C’est l’affiche la plus lyrique du Festival de Pâques d’Aix-en-Provence qui réunit ce soir deux artistes au sommet, accompagnés par l’Orchestre de l’Opéra de Lyon placé sous la direction de Christopher Franklin. Le programme ne comprend que peu de pages symphoniques, réservant une place privilégiée au chant, celui-ci puisant d’abord dans le bel canto avant d’autres détours – par le répertoire français entre autres.

Avec plus de 25 années de carrière, Juan Diego Flórez est resté fidèle à ses premières amours : révélé en 1996 par le Rossini Opera Festival (ROF) de Pesaro, dont il est devenu récemment le directeur artistique, c’est avec La Cenerentola de Gioachino Rossini que démarre le concert. Également passé par le ROF, le chef installe dans l’ouverture une pulsation vivante, aux commandes d’un orchestre impeccable techniquement, ceci valant en particulier pour les cors et les difficiles solos de clarinette, hautbois et piccolo. L’air de Ramiro « Principe più non sei… sì, ritrovarla io giuro » nous démontre ensuite que le ténor péruvien a conservé toutes ses qualités de virtuosité, de douceur du phrasé dans la section centrale, ainsi que d’extension vers un aigu rayonnant. L’extrait de Linda di Chamounix de Donizetti « Se tanto in ira agli uomini » confirme sa science du legato, entre élégance du phrasé et chant di grazia, où son aigu dernier, fortement projeté puis diminué, fait merveille.
Née en 1994, la soprano espagnole Marina Monzó a également fréquenté à plusieurs reprises le ROF et affronte « Ah, donate il caro sposo » tiré d’Il signor Bruschino de Rossini. La couleur vocale est d’une grande séduction, l'intonation extrêmement précise, et son vigoureux abattage lui permet d’affronter avec panache les redoutables passages d’agilité. On applaudit aussi le cor anglais, d’abord dans la très mélancolique cantilène, puis sollicité aussi en virtuosité pour la cabalette qui suit. L’air plus connu « O luce di quest’anima » de Linda di Chamounix est une nouvelle démonstration de beau chant orné, produit par un instrument d’une qualité homogène sur toute l’étendue. Du même opéra, la première partie du concert se termine par le duo « Da quel dì che t’incontrai » qui associe deux voix fort bien appariées, sous la direction attentive du chef, qui donne tous les départs.
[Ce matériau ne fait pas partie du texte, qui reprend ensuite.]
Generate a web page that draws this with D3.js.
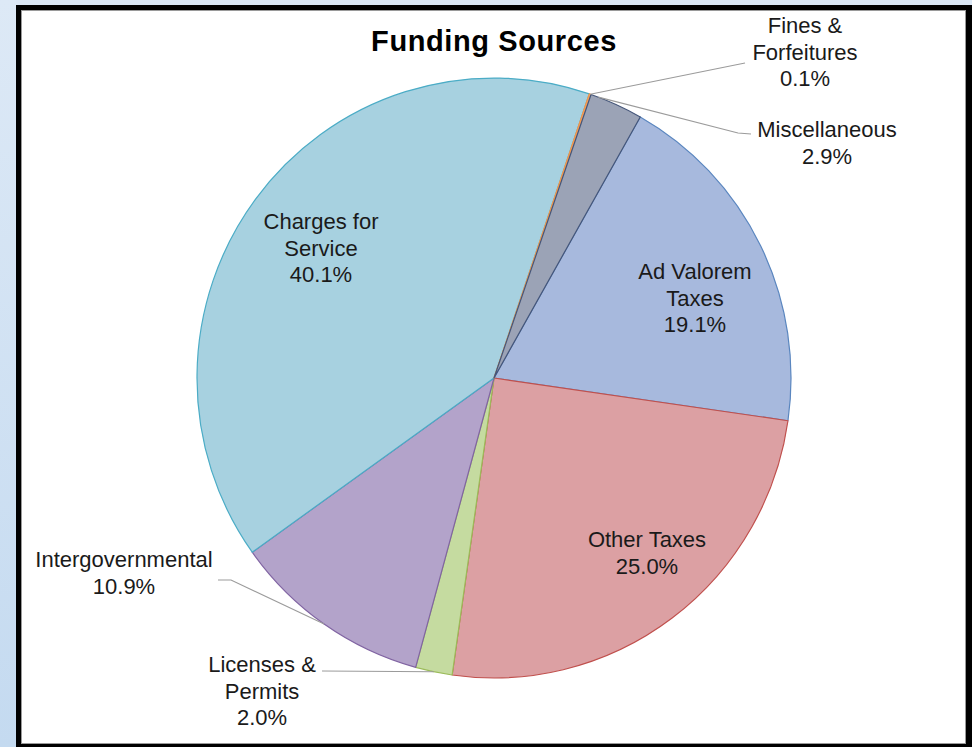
<!DOCTYPE html>
<html><head><meta charset="utf-8">
<script src="https://cdn.jsdelivr.net/npm/d3@7"></script>
<style>html,body{margin:0;padding:0;background:#dae7f5;}svg{display:block;}</style>
</head><body>
<svg id="chart" width="972" height="747"></svg>
<script>
// ---- data ----
const categories = ["Ad Valorem Taxes","Other Taxes","Licenses & Permits","Intergovernmental","Charges for Service","Fines & Forfeitures","Miscellaneous"];
const values = [19.1, 25.0, 2.0, 10.9, 40.1, 0.1, 2.9];
const labelLines = [
  ["Ad Valorem","Taxes","19.1%"],
  ["Other Taxes","25.0%"],
  ["Licenses &","Permits","2.0%"],
  ["Intergovernmental","10.9%"],
  ["Charges for","Service","40.1%"],
  ["Fines &","Forfeitures","0.1%"],
  ["Miscellaneous","2.9%"]
];
const fills = ["#a7b9dd","#dca0a3","#c5dba0","#b3a3ca","#a7d1e0","#f2a46a","#9ba3b6"];
const strokes = ["#5a86bf","#c0504d","#9bbb59","#8064a2","#4bacc6","#f79646","#45567a"];

// ---- layout ----
const W = 972, H = 747;
const cx = 494, cy = 378, R = 297, yStretch = 1.01;
const startDeg = 29.5;
const labelAnchor = [ // [centre x, first baseline y]
  [695, 279],[647, 547],[262, 672],[124, 567],[321, 229],[805, 33],[827, 137]
];
const lineH = 26.5;

const svg = d3.select("#chart");
const defs = svg.append("defs");
const g1 = defs.append("linearGradient").attr("id","bgL").attr("x1",0).attr("y1",0).attr("x2",0).attr("y2",1);
g1.append("stop").attr("offset","0%").attr("stop-color","#dde9f6");
g1.append("stop").attr("offset","100%").attr("stop-color","#c4daf0");
svg.append("rect").attr("width",W).attr("height",H).attr("fill","#dbe7f5");
svg.append("rect").attr("x",0).attr("y",0).attr("width",16).attr("height",H).attr("fill","url(#bgL)");
// frame
svg.append("rect").attr("x",16).attr("y",5).attr("width",W-16).attr("height",H-5).attr("fill","#000");
svg.append("rect").attr("x",21.5).attr("y",10.5).attr("width",944).attr("height",733).attr("fill","#fff").attr("stroke","#9a9a9a").attr("stroke-width",1);

// title
svg.append("text").attr("x",cx).attr("y",51).attr("text-anchor","middle")
  .attr("font-family","'Liberation Sans', Arial, sans-serif").attr("font-weight","bold")
  .attr("font-size",29).attr("letter-spacing",0.6).attr("fill","#000").text("Funding Sources");

const data = categories.map((c,i)=>({name:c, value:values[i], i}));
const total = d3.sum(values);
const rad = d=>d*Math.PI/180;
const pie = d3.pie().sort(null).value(d=>d.value)
  .startAngle(rad(startDeg)).endAngle(rad(startDeg)+2*Math.PI);
const arcs = pie(data);
const arc = d3.arc().innerRadius(0).outerRadius(R);

const pg = svg.append("g").attr("transform",`translate(${cx},${cy}) scale(1,${yStretch})`);
pg.selectAll("path").data(arcs).enter().append("path")
  .attr("d",arc).attr("fill",d=>fills[d.data.i]).attr("stroke",d=>strokes[d.data.i])
  .attr("stroke-width",1.2).attr("vector-effect","non-scaling-stroke").attr("stroke-linejoin","round");

// helpers
const edge = (angRad, r=R)=>[cx + r*Math.sin(angRad), cy - r*Math.cos(angRad)*yStretch];
const mid = a => (a.startAngle + a.endAngle)/2;

// leader lines
const leaders = [
  {i:5, pts: a=>[edge(mid(a)), [745,63]]},
  {i:6, pts: a=>[edge(a.startAngle+rad(1.5)), [738,133], [751,134]]},
  {i:3, pts: a=>[[218,580],[231,580], edge(mid(a))]},
  {i:2, pts: a=>[[322,671], edge(mid(a))]}
];
const line = d3.line();
leaders.forEach(l=>{
  svg.append("path").attr("d", line(l.pts(arcs[l.i]))).attr("fill","none")
    .attr("stroke","#9b9b9b").attr("stroke-width",1.1);
});

// labels
arcs.forEach((a,k)=>{
  const [x,y] = labelAnchor[k];
  const t = svg.append("text").attr("text-anchor","middle")
    .attr("font-family","'Liberation Sans', Arial, sans-serif").attr("font-size",22)
    .attr("fill","#1a1a1a");
  labelLines[k].forEach((s,j)=>{
    t.append("tspan").attr("x",x).attr("y",y + j*lineH).text(s);
  });
});
</script>
</body></html>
Après l’entracte, le Roméo de Gounod dans « Ah, lève-toi soleil » est superbement caractérisé par une conduite de chant élégiaque sur le souffle, dans un français d’une remarquable qualité. Puis la Valse de Juliette « Je veux vivre » est évidemment pleinement recommandée pour Marina Monzó à l’agilité de colorature, dans une prononciation du texte acceptable mais perfectible toutefois. Le long duo « Je t’ai pardonné… Nuit d’hyménée » montre le ténor à son meilleur dans les moments d’intimité, mais révèle aussi ses limites de volume quand l’orchestre donne en décibels, alors que la soprano garde toute sa présence vocale grâce à sa vigoureuse projection. Après le court intermezzo de I Pagliacci, très ample de son et qui met bien en valeur l’orchestre, La Bohème de Puccini conclut le programme. « Che gelida manina » convient à nouveau idéalement au ténor, air déroulé sur un legato délicat et hyper contrôlé, faisant éclater son aigu sur le mot « speranza ». Puis le duo « O soave fanciulla » de la fin du premier acte donne l’occasion au couple Mimi-Rodolfo de sortir de scène, comme indiqué dans le livret.
Comme il le fait régulièrement à l’issue de ses derniers concerts et récitals, Juan Diego Flórez revient pour s’accompagner lui-même à la guitare et interpréter en bis trois chansons sud-américaines, dont « El día que me quieras » de Carlos Gardel et « Cucurrucucú paloma » de Tomás Méndez. Le ténor met beaucoup de cœur dans ces chansons, la complicité avec le public montant d’un cran quand il tient spectaculairement la note dans le dernier extrait. On revient ensuite à Puccini : Gianni Schicchi d’abord pour un « O mio babbino caro » délicieusement ciselé par Marina Monzó, puis Turandot et son célèbre « Nessun dorma ». Même s’il est évident que les exigences vocales du rôle complet de Calaf ne sont pas celles de Flórez, l’artiste n’en délivre pas moins une interprétation splendide et crédible, ponctuée par un « Vinceró » final effectivement vainqueur dans une ambiance alla Pavarotti, explosion de joie du public comprise pendant les dernières mesures orchestrales.